[Excerpt from a dataset]

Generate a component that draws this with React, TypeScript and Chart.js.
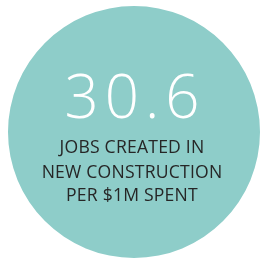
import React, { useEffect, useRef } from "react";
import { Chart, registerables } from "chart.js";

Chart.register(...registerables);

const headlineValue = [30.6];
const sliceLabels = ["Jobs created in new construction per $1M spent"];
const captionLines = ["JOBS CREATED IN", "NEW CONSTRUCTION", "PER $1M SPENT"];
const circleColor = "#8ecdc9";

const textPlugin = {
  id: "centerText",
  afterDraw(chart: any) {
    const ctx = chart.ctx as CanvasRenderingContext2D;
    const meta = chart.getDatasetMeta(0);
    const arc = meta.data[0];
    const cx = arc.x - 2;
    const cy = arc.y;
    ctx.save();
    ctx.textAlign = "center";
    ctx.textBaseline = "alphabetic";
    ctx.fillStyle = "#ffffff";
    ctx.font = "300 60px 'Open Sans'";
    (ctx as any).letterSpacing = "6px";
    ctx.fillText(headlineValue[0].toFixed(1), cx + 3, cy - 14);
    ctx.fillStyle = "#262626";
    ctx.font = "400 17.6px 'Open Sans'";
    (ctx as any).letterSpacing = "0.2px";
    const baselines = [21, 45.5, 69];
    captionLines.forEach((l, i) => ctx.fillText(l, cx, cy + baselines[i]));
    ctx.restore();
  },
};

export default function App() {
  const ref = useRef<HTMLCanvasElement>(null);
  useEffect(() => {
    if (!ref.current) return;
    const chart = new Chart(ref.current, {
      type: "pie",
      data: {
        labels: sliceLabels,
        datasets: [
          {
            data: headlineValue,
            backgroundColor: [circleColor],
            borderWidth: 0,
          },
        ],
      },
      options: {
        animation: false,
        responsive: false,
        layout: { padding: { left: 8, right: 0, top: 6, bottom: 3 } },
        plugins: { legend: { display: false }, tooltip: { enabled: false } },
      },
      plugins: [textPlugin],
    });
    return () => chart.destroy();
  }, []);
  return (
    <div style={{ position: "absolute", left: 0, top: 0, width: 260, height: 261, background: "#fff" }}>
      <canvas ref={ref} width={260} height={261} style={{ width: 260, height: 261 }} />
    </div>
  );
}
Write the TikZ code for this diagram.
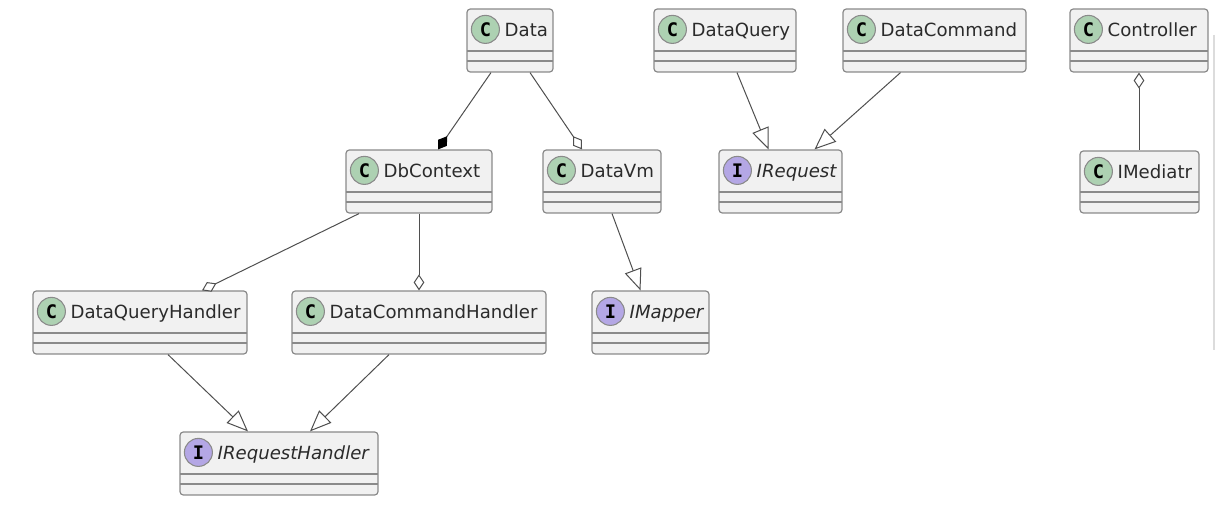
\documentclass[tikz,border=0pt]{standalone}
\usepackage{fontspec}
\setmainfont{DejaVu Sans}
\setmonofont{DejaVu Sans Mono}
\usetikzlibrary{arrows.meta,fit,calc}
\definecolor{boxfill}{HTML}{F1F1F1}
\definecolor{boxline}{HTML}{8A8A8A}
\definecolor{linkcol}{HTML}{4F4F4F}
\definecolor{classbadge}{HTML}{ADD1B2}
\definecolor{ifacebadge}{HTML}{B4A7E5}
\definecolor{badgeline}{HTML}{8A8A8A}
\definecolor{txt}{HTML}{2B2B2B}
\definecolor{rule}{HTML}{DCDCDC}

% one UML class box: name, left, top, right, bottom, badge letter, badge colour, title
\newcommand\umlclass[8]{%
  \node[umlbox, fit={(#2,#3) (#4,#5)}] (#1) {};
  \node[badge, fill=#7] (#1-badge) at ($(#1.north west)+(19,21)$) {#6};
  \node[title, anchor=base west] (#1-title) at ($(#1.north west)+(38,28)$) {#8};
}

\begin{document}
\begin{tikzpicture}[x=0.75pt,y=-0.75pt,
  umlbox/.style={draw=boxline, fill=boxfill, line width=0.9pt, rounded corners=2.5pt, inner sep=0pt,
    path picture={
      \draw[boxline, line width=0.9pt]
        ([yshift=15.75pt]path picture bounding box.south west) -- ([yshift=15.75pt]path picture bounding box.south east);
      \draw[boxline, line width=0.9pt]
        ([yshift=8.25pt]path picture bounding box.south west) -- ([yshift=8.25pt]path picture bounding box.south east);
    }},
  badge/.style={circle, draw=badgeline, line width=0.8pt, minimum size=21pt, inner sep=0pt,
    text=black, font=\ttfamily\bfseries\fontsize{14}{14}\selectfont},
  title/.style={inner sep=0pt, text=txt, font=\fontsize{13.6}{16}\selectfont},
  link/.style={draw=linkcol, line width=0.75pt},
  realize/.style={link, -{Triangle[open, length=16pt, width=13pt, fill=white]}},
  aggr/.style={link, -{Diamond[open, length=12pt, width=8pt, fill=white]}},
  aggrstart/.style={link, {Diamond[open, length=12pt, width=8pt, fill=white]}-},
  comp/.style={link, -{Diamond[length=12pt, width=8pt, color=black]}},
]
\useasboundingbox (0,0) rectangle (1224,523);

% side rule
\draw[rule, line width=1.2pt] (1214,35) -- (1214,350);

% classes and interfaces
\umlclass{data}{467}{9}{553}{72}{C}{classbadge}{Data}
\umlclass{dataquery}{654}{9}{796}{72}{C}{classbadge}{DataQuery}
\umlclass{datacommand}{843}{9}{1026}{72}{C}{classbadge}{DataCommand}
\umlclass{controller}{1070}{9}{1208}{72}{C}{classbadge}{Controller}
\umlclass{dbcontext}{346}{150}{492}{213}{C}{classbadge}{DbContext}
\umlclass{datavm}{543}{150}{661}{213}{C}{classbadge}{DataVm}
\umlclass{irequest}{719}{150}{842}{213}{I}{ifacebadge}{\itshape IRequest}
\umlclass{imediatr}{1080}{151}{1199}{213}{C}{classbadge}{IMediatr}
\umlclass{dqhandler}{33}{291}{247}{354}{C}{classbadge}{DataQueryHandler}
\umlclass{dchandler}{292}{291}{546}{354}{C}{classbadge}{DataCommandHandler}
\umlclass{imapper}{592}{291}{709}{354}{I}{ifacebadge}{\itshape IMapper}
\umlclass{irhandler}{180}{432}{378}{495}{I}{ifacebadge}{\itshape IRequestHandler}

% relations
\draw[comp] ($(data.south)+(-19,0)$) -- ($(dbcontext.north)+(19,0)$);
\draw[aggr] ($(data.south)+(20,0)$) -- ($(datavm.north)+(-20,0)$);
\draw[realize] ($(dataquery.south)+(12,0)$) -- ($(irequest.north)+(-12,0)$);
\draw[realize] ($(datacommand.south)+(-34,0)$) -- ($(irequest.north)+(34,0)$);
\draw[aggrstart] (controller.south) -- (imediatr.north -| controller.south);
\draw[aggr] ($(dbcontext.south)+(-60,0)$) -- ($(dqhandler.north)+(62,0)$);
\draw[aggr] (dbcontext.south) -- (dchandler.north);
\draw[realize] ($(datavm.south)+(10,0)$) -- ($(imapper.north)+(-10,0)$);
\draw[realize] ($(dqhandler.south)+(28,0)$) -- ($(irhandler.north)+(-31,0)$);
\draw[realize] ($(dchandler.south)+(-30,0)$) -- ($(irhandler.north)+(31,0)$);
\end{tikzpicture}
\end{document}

**DIRECTIONS:** The records above should be reproduced exactly, with no pictures included.

**FINAL ANSWER:**
Generate a component that draws this with React, TypeScript and Chart.js.
import React, { useEffect, useRef } from "react";
import { Chart, registerables } from "chart.js";

Chart.register(...registerables);

const headlineValue = [30.6];
const sliceLabels = ["Jobs created in new construction per $1M spent"];
const captionLines = ["JOBS CREATED IN", "NEW CONSTRUCTION", "PER $1M SPENT"];
const circleColor = "#8ecdc9";

const textPlugin = {
  id: "centerText",
  afterDraw(chart: any) {
    const ctx = chart.ctx as CanvasRenderingContext2D;
    const meta = chart.getDatasetMeta(0);
    const arc = meta.data[0];
    const cx = arc.x - 2;
    const cy = arc.y;
    ctx.save();
    ctx.textAlign = "center";
    ctx.textBaseline = "alphabetic";
    ctx.fillStyle = "#ffffff";
    ctx.font = "300 60px 'Open Sans'";
    (ctx as any).letterSpacing = "6px";
    ctx.fillText(headlineValue[0].toFixed(1), cx + 3, cy - 14);
    ctx.fillStyle = "#262626";
    ctx.font = "400 17.6px 'Open Sans'";
    (ctx as any).letterSpacing = "0.2px";
    const baselines = [21, 45.5, 69];
    captionLines.forEach((l, i) => ctx.fillText(l, cx, cy + baselines[i]));
    ctx.restore();
  },
};

export default function App() {
  const ref = useRef<HTMLCanvasElement>(null);
  useEffect(() => {
    if (!ref.current) return;
    const chart = new Chart(ref.current, {
      type: "pie",
      data: {
        labels: sliceLabels,
        datasets: [
          {
            data: headlineValue,
            backgroundColor: [circleColor],
            borderWidth: 0,
          },
        ],
      },
      options: {
        animation: false,
        responsive: false,
        layout: { padding: { left: 8, right: 0, top: 6, bottom: 3 } },
        plugins: { legend: { display: false }, tooltip: { enabled: false } },
      },
      plugins: [textPlugin],
    });
    return () => chart.destroy();
  }, []);
  return (
    <div style={{ position: "absolute", left: 0, top: 0, width: 260, height: 261, background: "#fff" }}>
      <canvas ref={ref} width={260} height={261} style={{ width: 260, height: 261 }} />
    </div>
  );
}
Write the TikZ code for this diagram.
\documentclass[tikz,border=0pt]{standalone}
\usepackage{fontspec}
\setmainfont{DejaVu Sans}
\setmonofont{DejaVu Sans Mono}
\usetikzlibrary{arrows.meta,fit,calc}
\definecolor{boxfill}{HTML}{F1F1F1}
\definecolor{boxline}{HTML}{8A8A8A}
\definecolor{linkcol}{HTML}{4F4F4F}
\definecolor{classbadge}{HTML}{ADD1B2}
\definecolor{ifacebadge}{HTML}{B4A7E5}
\definecolor{badgeline}{HTML}{8A8A8A}
\definecolor{txt}{HTML}{2B2B2B}
\definecolor{rule}{HTML}{DCDCDC}

% one UML class box: name, left, top, right, bottom, badge letter, badge colour, title
\newcommand\umlclass[8]{%
  \node[umlbox, fit={(#2,#3) (#4,#5)}] (#1) {};
  \node[badge, fill=#7] (#1-badge) at ($(#1.north west)+(19,21)$) {#6};
  \node[title, anchor=base west] (#1-title) at ($(#1.north west)+(38,28)$) {#8};
}

\begin{document}
\begin{tikzpicture}[x=0.75pt,y=-0.75pt,
  umlbox/.style={draw=boxline, fill=boxfill, line width=0.9pt, rounded corners=2.5pt, inner sep=0pt,
    path picture={
      \draw[boxline, line width=0.9pt]
        ([yshift=15.75pt]path picture bounding box.south west) -- ([yshift=15.75pt]path picture bounding box.south east);
      \draw[boxline, line width=0.9pt]
        ([yshift=8.25pt]path picture bounding box.south west) -- ([yshift=8.25pt]path picture bounding box.south east);
    }},
  badge/.style={circle, draw=badgeline, line width=0.8pt, minimum size=21pt, inner sep=0pt,
    text=black, font=\ttfamily\bfseries\fontsize{14}{14}\selectfont},
  title/.style={inner sep=0pt, text=txt, font=\fontsize{13.6}{16}\selectfont},
  link/.style={draw=linkcol, line width=0.75pt},
  realize/.style={link, -{Triangle[open, length=16pt, width=13pt, fill=white]}},
  aggr/.style={link, -{Diamond[open, length=12pt, width=8pt, fill=white]}},
  aggrstart/.style={link, {Diamond[open, length=12pt, width=8pt, fill=white]}-},
  comp/.style={link, -{Diamond[length=12pt, width=8pt, color=black]}},
]
\useasboundingbox (0,0) rectangle (1224,523);

% side rule
\draw[rule, line width=1.2pt] (1214,35) -- (1214,350);

% classes and interfaces
\umlclass{data}{467}{9}{553}{72}{C}{classbadge}{Data}
\umlclass{dataquery}{654}{9}{796}{72}{C}{classbadge}{DataQuery}
\umlclass{datacommand}{843}{9}{1026}{72}{C}{classbadge}{DataCommand}
\umlclass{controller}{1070}{9}{1208}{72}{C}{classbadge}{Controller}
\umlclass{dbcontext}{346}{150}{492}{213}{C}{classbadge}{DbContext}
\umlclass{datavm}{543}{150}{661}{213}{C}{classbadge}{DataVm}
\umlclass{irequest}{719}{150}{842}{213}{I}{ifacebadge}{\itshape IRequest}
\umlclass{imediatr}{1080}{151}{1199}{213}{C}{classbadge}{IMediatr}
\umlclass{dqhandler}{33}{291}{247}{354}{C}{classbadge}{DataQueryHandler}
\umlclass{dchandler}{292}{291}{546}{354}{C}{classbadge}{DataCommandHandler}
\umlclass{imapper}{592}{291}{709}{354}{I}{ifacebadge}{\itshape IMapper}
\umlclass{irhandler}{180}{432}{378}{495}{I}{ifacebadge}{\itshape IRequestHandler}

% relations
\draw[comp] ($(data.south)+(-19,0)$) -- ($(dbcontext.north)+(19,0)$);
\draw[aggr] ($(data.south)+(20,0)$) -- ($(datavm.north)+(-20,0)$);
\draw[realize] ($(dataquery.south)+(12,0)$) -- ($(irequest.north)+(-12,0)$);
\draw[realize] ($(datacommand.south)+(-34,0)$) -- ($(irequest.north)+(34,0)$);
\draw[aggrstart] (controller.south) -- (imediatr.north -| controller.south);
\draw[aggr] ($(dbcontext.south)+(-60,0)$) -- ($(dqhandler.north)+(62,0)$);
\draw[aggr] (dbcontext.south) -- (dchandler.north);
\draw[realize] ($(datavm.south)+(10,0)$) -- ($(imapper.north)+(-10,0)$);
\draw[realize] ($(dqhandler.south)+(28,0)$) -- ($(irhandler.north)+(-31,0)$);
\draw[realize] ($(dchandler.south)+(-30,0)$) -- ($(irhandler.north)+(31,0)$);
\end{tikzpicture}
\end{document}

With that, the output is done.